--- Given problem ---
In the lines below, output everything from the first line through the line containing "from matplotlib.lines import Line2D" exactly as it is. Pictures are not part of the output.

--- Dataset excerpt ---
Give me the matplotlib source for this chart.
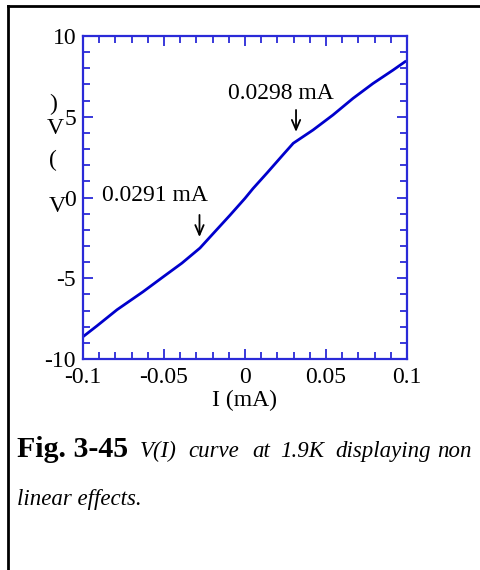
import matplotlib
matplotlib.use("Agg")
import matplotlib.pyplot as plt
from matplotlib.lines import Line2D

# ---------------- DATA ----------------
current_mA = [-0.1, -0.0914, -0.079, -0.063, -0.0506, -0.0389, -0.0278, -0.0198,
              -0.0093, 0.0, 0.0049, 0.0136, 0.0235, 0.0298, 0.042, 0.0543,
              0.0667, 0.079, 0.0914, 0.0988]
voltage_V = [-8.62, -7.95, -6.95, -5.84, -4.92, -4.06, -3.13, -2.25,
             -1.10, -0.05, 0.55, 1.52, 2.65, 3.36, 4.18, 5.11,
             6.14, 7.06, 7.89, 8.41]

x_ticks = [-0.1, -0.05, 0, 0.05, 0.1]
x_tick_labels = ["-0.1", "-0.05", "0", "0.05", "0.1"]
y_ticks = [-10, -5, 0, 5, 10]
y_tick_labels = ["-10", "-5", "0", "5", "10"]

# annotation: label, text position, arrow tail, arrow head
notes = [
    ("0.0298 mA", (0.0222, 6.1), (0.0315, 5.42), (0.0315, 4.06)),
    ("0.0291 mA", (-0.0556, -0.22), (-0.0281, -1.08), (-0.0281, -2.45)),
]
# --------------------------------------

SERIF = "Liberation Serif"
BLUE = "#0000cc"
AXBLUE = "#2a2ad8"

plt.rcParams["font.family"] = [SERIF, "DejaVu Serif"]
plt.rcParams["axes.unicode_minus"] = False

W, H = 480, 570
fig = plt.figure(figsize=(W / 100, H / 100), dpi=100)

# axes box in pixels: left 83, right 407, top 36, bottom 359
ax = fig.add_axes([83 / W, 1 - 359 / H, 324 / W, 323 / H])

ax.plot(current_mA, voltage_V, color=BLUE, lw=2.0)

ax.set_xlim(-0.1, 0.1)
ax.set_ylim(-10, 10)
ax.set_xticks(x_ticks)
ax.set_xticklabels(x_tick_labels)
ax.set_yticks(y_ticks)
ax.set_yticklabels(y_tick_labels)
ax.set_xticks([i / 100 for i in range(-10, 11)], minor=True)
ax.set_yticks(list(range(-10, 11)), minor=True)

ax.tick_params(which="both", direction="in", top=True, right=True,
               color=AXBLUE, width=1.3, labelsize=17, labelcolor="black")
ax.tick_params(which="major", length=7.5)
ax.tick_params(which="minor", length=5)
ax.tick_params(axis="x", pad=6)
ax.tick_params(axis="y", pad=5)
for sp in ax.spines.values():
    sp.set_color(AXBLUE)
    sp.set_linewidth(1.6)

ax.set_xlabel("I (mA)", fontsize=17, labelpad=1)

# garbled y label, one character at a time
for ch, px, py in [(")", 53, 104), ("V", 55, 129), ("(", 53, 160), ("V", 57, 206)]:
    fig.text(px / W, 1 - py / H, ch, fontsize=17, ha="center", va="center")

for label, txt, tail, head in notes:
    ax.text(txt[0], txt[1], label, fontsize=17, ha="center", va="baseline")
    ax.annotate("", xy=head, xytext=tail,
                arrowprops=dict(arrowstyle="->,head_width=0.3,head_length=0.7",
                                lw=1.3, color="black", shrinkA=0, shrinkB=0))

# frame lines of the page
fig.add_artist(Line2D([8 / W, 8 / W], [0, 1 - 6 / H], color="black", lw=2.0,
                      transform=fig.transFigure))
fig.add_artist(Line2D([8 / W, 1], [1 - 6 / H, 1 - 6 / H], color="black", lw=2.0,
                      transform=fig.transFigure))

# caption
fig.text(17 / W, 1 - 457 / H, "Fig. 3-45", fontsize=21.5, fontweight="bold",
         va="baseline")
for word, px in [("V(I)", 140), ("curve", 188), ("at", 252), ("1.9K", 280),
                 ("displaying", 335), ("non", 437)]:
    fig.text(px / W, 1 - 457 / H, word, fontsize=16.5, style="italic",
             va="baseline")
fig.text(17 / W, 1 - 505 / H, "linear effects.", fontsize=16.5, style="italic",
         va="baseline")

fig.savefig("out.png", dpi=100)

--- Output for this exercise ---
Give me the matplotlib source for this chart.
import matplotlib
matplotlib.use("Agg")
import matplotlib.pyplot as plt
from matplotlib.lines import Line2D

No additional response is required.